**Directions:** Look below. Copy each line that has "chart" in it.

___ Information supplied ___

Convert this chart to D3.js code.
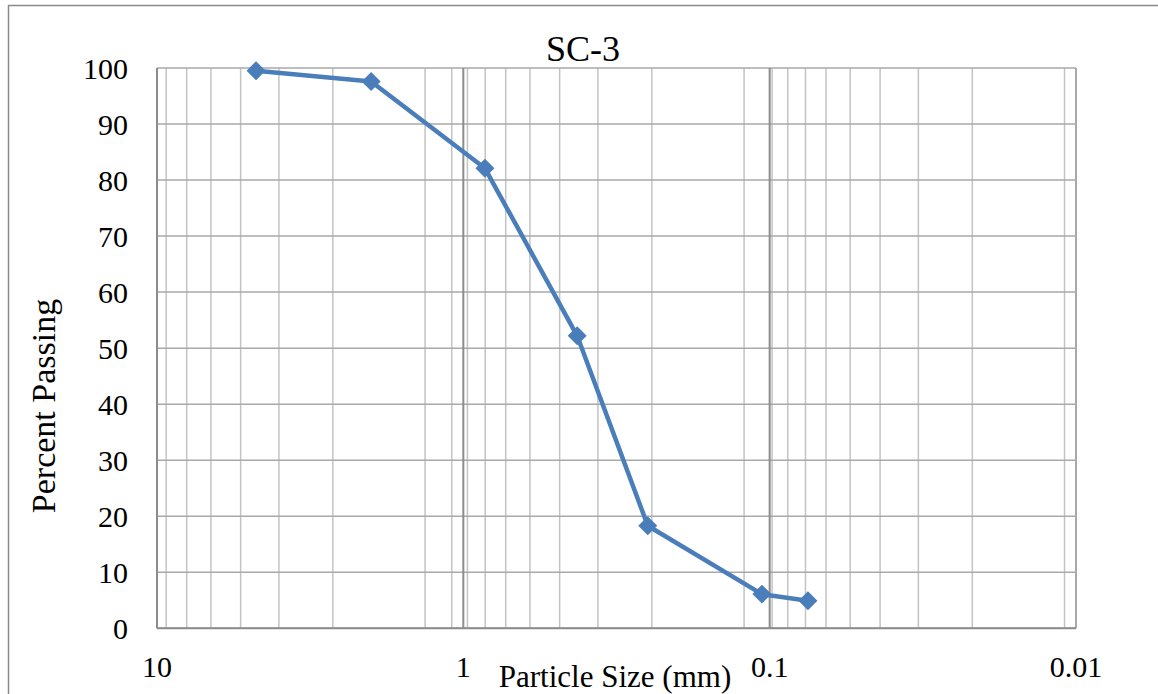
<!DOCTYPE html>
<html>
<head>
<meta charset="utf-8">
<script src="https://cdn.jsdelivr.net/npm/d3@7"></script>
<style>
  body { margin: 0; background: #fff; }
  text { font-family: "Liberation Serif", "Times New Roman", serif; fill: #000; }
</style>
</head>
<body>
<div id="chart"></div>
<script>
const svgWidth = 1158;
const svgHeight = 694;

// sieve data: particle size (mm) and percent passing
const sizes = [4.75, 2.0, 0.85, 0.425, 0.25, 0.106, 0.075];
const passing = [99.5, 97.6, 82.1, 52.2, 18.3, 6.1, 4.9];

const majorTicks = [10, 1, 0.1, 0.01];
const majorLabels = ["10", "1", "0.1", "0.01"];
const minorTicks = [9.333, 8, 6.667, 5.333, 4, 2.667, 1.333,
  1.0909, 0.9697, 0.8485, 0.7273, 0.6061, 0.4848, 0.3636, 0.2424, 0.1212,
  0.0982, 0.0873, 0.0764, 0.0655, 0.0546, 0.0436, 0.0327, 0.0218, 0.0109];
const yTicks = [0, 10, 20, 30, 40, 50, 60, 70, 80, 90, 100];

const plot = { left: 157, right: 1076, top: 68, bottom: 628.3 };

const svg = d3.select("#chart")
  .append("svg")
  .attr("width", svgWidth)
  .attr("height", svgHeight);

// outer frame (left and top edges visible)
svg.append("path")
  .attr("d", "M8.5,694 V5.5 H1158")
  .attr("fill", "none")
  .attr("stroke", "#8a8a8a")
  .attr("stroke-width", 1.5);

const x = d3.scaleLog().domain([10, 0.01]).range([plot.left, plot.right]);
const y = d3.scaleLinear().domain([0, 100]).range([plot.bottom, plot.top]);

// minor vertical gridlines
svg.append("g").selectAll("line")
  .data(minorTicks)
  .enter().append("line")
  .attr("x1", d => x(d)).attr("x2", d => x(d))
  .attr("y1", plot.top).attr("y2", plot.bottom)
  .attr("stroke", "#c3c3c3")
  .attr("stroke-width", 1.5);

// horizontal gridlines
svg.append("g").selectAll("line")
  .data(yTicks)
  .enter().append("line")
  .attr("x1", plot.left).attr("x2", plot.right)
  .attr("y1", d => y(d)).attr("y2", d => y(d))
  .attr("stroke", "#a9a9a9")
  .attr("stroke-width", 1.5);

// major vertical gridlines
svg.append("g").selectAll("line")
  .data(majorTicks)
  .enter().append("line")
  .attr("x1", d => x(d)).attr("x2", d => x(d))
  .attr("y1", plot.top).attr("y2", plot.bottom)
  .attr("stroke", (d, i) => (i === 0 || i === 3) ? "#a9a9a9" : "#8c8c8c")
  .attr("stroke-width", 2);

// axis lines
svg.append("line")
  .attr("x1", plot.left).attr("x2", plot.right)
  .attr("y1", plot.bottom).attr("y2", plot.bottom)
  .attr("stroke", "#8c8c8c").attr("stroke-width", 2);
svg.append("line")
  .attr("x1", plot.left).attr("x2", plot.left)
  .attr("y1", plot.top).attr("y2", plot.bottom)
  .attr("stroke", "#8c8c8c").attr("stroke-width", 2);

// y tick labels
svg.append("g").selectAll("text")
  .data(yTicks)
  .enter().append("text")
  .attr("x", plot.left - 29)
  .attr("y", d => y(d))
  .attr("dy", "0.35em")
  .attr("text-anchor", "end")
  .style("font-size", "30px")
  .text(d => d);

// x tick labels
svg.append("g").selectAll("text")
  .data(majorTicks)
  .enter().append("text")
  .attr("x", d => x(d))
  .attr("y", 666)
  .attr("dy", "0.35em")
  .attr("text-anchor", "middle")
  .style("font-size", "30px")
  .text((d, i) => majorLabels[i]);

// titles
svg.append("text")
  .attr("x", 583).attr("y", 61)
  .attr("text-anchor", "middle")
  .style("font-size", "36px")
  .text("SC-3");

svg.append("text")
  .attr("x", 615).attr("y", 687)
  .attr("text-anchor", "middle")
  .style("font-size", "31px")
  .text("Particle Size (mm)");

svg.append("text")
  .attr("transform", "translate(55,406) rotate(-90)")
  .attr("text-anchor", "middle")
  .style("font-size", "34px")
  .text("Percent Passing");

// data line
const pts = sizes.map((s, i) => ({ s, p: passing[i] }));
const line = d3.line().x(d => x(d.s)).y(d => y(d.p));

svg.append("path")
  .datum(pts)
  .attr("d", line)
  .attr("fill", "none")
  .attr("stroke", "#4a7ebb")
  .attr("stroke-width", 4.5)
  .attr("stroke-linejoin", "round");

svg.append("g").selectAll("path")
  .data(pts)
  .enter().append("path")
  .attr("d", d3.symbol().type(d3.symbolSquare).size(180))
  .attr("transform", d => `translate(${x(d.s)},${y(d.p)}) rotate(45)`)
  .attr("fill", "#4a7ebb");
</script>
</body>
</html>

___

**Exercise solution:**
Convert this chart to D3.js code.
<div id="chart"></div>
const svg = d3.select("#chart")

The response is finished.